We have provided a detailed study of solution Y in the deep nematic regime when the material parameter \(b^2\) is small enough (see Kralj et al. 1999; Mkaddem and Gartland 2000) for a discussion on the physical relevance of this regime). In this case we have shown that Y is a global minimiser of the Landau–de Gennes energy, provided (u, v) is a global minimiser of the energy (3.9). In this sense, we have constructed the unique ground state of the 2D point defect, and linked its study to analysing solutions of the ordinary differential Eqs. (3.7) –(3.8).
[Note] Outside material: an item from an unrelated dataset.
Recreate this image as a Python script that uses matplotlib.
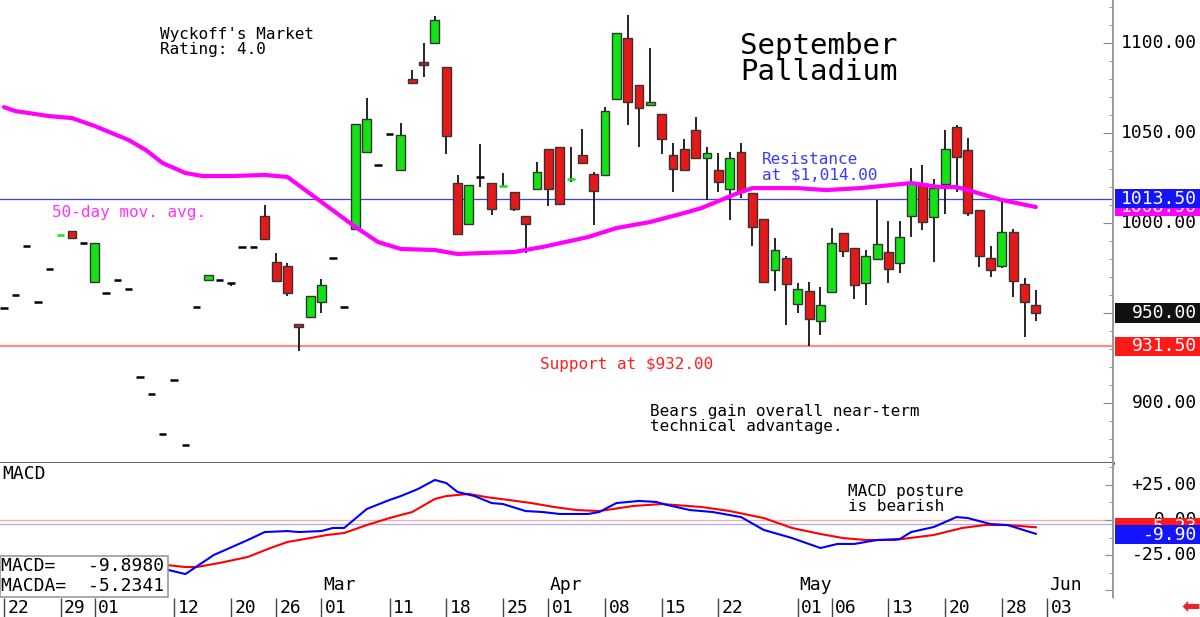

In the limiting case \(L \rightarrow 0\) for \(b^2 = 0\), we have obtained for all k two explicit defect profiles \(Y_-\) and \(Y_+\) (see Fig. 7), defined in Theorem 4.6. The global minimiser Y is equal to \(Y_-\). For even k, we obtain a third explicit profile U (see Fig. 9) defined in Remark 4.8. It is straightforward to compute the eigenvalues of \(Y_\pm \) and U (see Fig. 8),

$$\begin{aligned} {\uplambda }^\pm _1&= \sqrt{\frac{2}{3}} v^\pm (r), \ \ \ {\uplambda }^\pm _2= -\frac{u^\pm }{\sqrt{2}} - \frac{v^\pm }{\sqrt{6}}, \ \ \ {\uplambda }^\pm _3 = \frac{u^\pm }{\sqrt{2}} - \frac{v^\pm }{\sqrt{6}}, \end{aligned}$$

(5.1)

$$\begin{aligned} {\uplambda }^U_1&= {\uplambda }^U_2 =-\frac{1}{3}, \ \ \ {\uplambda }^U_3=\frac{2}{3}. \end{aligned}$$

(5.2)

Fig. 7

\(Y_-\) (left) and \(Y_+\) (right) defects for of strength 1

Fig. 8

Eigenvalues of 1-strength defects: \(Y_-\) (solid), \(Y_+\) (dashed), U (dotted)

Fig. 9

Uniaxial defect of strength 1

It is clear that the global minimiser \(Y_-(r)\) is always biaxial except for points \(r=0\) and \(r=R\), while the critical point \(Y_+\) is uniaxial at 0, R and the point of intersection of \({\uplambda }_1^+\) and \({\uplambda }_2^+\). Moreover, it is clear that \({\uplambda }_3\) is the smallest eigenvalue. The structure of the defect profile \(Y_+\) bears a resemblance to the three-dimensional biaxial torus profile (Mkaddem and Gartland 2000). However, whereas the biaxial torus is a candidate for the ground state in three dimensions, in this two-dimensional setting \(Y_+\) has higher energy than \(Y_-\), at least in the small-L regime. The profile U is always uniaxial and its energy coincides with the energy of \(Y_+\) (Fig. 9).

It is a very interesting and challenging task to find the ground state and universal profile of the 2D defect for general parameters a, b, c, L. We are planning to tackle this problem in the future.